The separated father of two insisted the complainant actually came on to him, even waking him up in the middle of the night and whispering in his ear. He was “fine” with her “very forward” sexual advance but Thompson made it clear to the court that while he didn’t know what to expect with their consensual sexual encounter, he was definitely going to draw the line at sexual intercourse since he’d just met her.
“That’s not a thing for me. So I knew that was not going to happen.”
Newhouse feigned confusion.
“For you, sexual intercourse is a special thing?” she asked. “But you were absolutely fine having your penis in her mouth, though?”
“I didn’t refuse,” he replied.
The Crown suggested that what happened was entirely different.
“You actually went looking for the women in the middle of the night,” she began.
“No,” Thompson said firmly. “She came to see me in my room. I don’t know where she came from. I saw her in my room fully naked.”
“She was drunk,” Newhouse continued.
“No, not that I could observe,” he said.
“I’m going to suggest you took her to the basement; I’m going to suggest she was having trouble actually walking on her own,” the prosecutor continued. “I’m going to suggest you, sir, that by the time you got to your room, you were all over her physically, and she told you ‘No.'”
“No,” Thompson disagreed. “That was never said. Absolutely not.”
The prosecutor then accused him of trying to force oral sex.
“She did that on her own,” he said, insisting it was all her idea.

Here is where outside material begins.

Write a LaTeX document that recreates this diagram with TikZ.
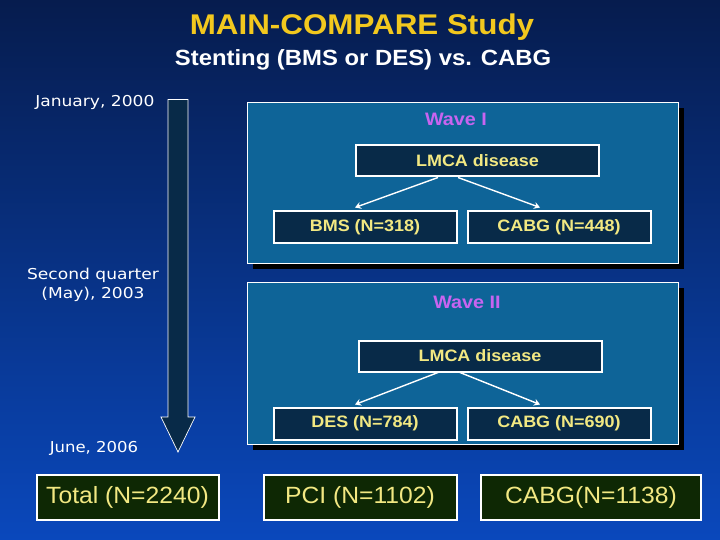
\documentclass[tikz,border=0pt]{standalone}
\usepackage{fontspec}
\setmainfont{Liberation Sans}
\newfontfamily\verd{DejaVu Sans}
\usetikzlibrary{calc,arrows.meta}
\definecolor{bgtop}{RGB}{6,28,78}
\definecolor{bgbot}{RGB}{10,72,188}
\definecolor{wavefill}{RGB}{14,100,152}
\definecolor{innerfill}{RGB}{8,42,72}
\definecolor{greenfill}{RGB}{14,40,4}
\definecolor{txtyellow}{RGB}{242,232,130}
\definecolor{titlegold}{RGB}{242,200,30}
\definecolor{wavepurple}{RGB}{200,100,240}
\newcommand\sx[2][1.09]{\scalebox{#1}[1]{#2}}
\tikzset{
  wavebox/.style={draw=white, line width=0.8pt, fill=wavefill, inner sep=0pt},
  innerbox/.style={draw=white, line width=2pt, fill=innerfill, inner sep=0pt, text=txtyellow,
     font=\fontsize{16.5}{19}\selectfont\bfseries},
  totbox/.style={draw=white, line width=2pt, fill=greenfill, inner sep=0pt, text=txtyellow,
     font=\fontsize{23.5}{27}\selectfont},
  wavelbl/.style={text=wavepurple, font=\fontsize{18}{21}\selectfont\bfseries},
  datelbl/.style={text=white, font=\verd\fontsize{15}{19}\selectfont, align=center},
  conn/.style={draw=white, line width=1.4pt, -{Stealth[length=6pt,width=7pt]}},
}
\begin{document}
\begin{tikzpicture}[x=1pt,y=-1pt]
\useasboundingbox (0,0) rectangle (720,540);
\shade[top color=bgtop, bottom color=bgbot] (0,0) rectangle (720,540);

% titles
\node[text=titlegold, font=\fontsize{28.5}{33}\selectfont\bfseries] (title) at (362,27) {\sx[1.1]{MAIN-COMPARE Study}};
\node[text=white, font=\fontsize{22}{26}\selectfont\bfseries] (sub) at (363,60) {\sx[1.085]{Stenting (BMS or DES) vs. CABG}};

% timeline labels
\node[datelbl, anchor=east] (jan) at (158,102) {\sx[1.14]{January, 2000}};
\node[datelbl] (may) at (93,285) {\sx[1.14]{Second quarter}\\\sx[1.14]{(May), 2003}};
\node[datelbl] (june) at (94,448) {\sx[1.1]{June, 2006}};

% timeline arrow
\draw[white, line width=0.7pt, fill=innerfill]
  (168,99.5) -- (188,99.5) -- (188,417) -- (195,417) -- (178,452) -- (161,417) -- (168,417) -- cycle;

% wave I
\fill[black] (253,108) rectangle (684,269);
\node[wavebox, minimum width=431pt, minimum height=161pt] (wave1) at (462.5,182.5) {};
\node[wavelbl] (w1lbl) at (456,119) {\sx[1.1]{Wave I}};
\node[innerbox, minimum width=243pt, minimum height=31pt] (lmca1) at (477.5,161) {\sx{LMCA disease}};
\node[innerbox, minimum width=183pt, minimum height=31pt] (bms) at (365,227) {\sx{BMS (N=318)}};
\node[innerbox, minimum width=183pt, minimum height=31pt] (cabg1) at (559,227) {\sx{CABG (N=448)}};
\draw[conn] ($(lmca1.south)+(-39.5,0)$) -- ($(bms.north)+(-10,-3)$);
\draw[conn] ($(lmca1.south)+(-19.5,0)$) -- ($(cabg1.north)+(-19,-3)$);

% wave II
\fill[black] (253,288) rectangle (684,450);
\node[wavebox, minimum width=431pt, minimum height=162pt] (wave2) at (462.5,363) {};
\node[wavelbl] (w2lbl) at (467,302) {\sx[1.1]{Wave II}};
\node[innerbox, minimum width=243pt, minimum height=31pt] (lmca2) at (480,356) {\sx{LMCA disease}};
\node[innerbox, minimum width=183pt, minimum height=32pt] (des) at (365,423.5) {\sx{DES (N=784)}};
\node[innerbox, minimum width=183pt, minimum height=32pt] (cabg2) at (559,423.5) {\sx{CABG (N=690)}};
\draw[conn] ($(lmca2.south)+(-42,0)$) -- ($(des.north)+(-10,-2)$);
\draw[conn] ($(lmca2.south)+(-20,0)$) -- ($(cabg2.north)+(-19,-2)$);

% totals
\node[totbox, minimum width=182pt, minimum height=45pt] (total) at (127.5,497.5) {\sx[1.05]{Total (N=2240)}};
\node[totbox, minimum width=193pt, minimum height=45pt] (pci) at (360,497.5) {\sx[1.05]{PCI (N=1102)}};
\node[totbox, minimum width=220pt, minimum height=45pt] (cabgt) at (591,497.5) {\sx[1.05]{CABG(N=1138)}};
\end{tikzpicture}
\end{document}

The accused and the Crown then squabbled in embarrassing detail over the exact mechanics of what transpired.
“I didn’t place it anywhere,” Thompson maintained.
After the weekend was over, Newhouse accused Thompson of ghosting the third — and youngest — female guest because he realized he couldn’t get anywhere with the university student — which he denied — and repeatedly reaching out to the woman he took downstairs to see if she remembered anything.
“You knew she was drunk when the events happened. You were trying, I’m going to suggest to you, to act like everything was absolutely normal when you knew that it wasn’t.”
He denied that as well.
Thompson has testified that he was shocked to be contacted by the OPP in Bracebridge three months later about sexual assault charges and couldn’t figure it out, at first, because he had no connection to the area.
“The connection was that you thought back to sexual assaults that you committed and those are the ones you committed that weekend,” Newhouse charged.
Thompson scoffed.
“I did not commit any sexual assault that weekend or any other time.”
The trial that began last fall, with disjointed dates due to availability, is finally nearing its conclusion — closing arguments are scheduled for June 23.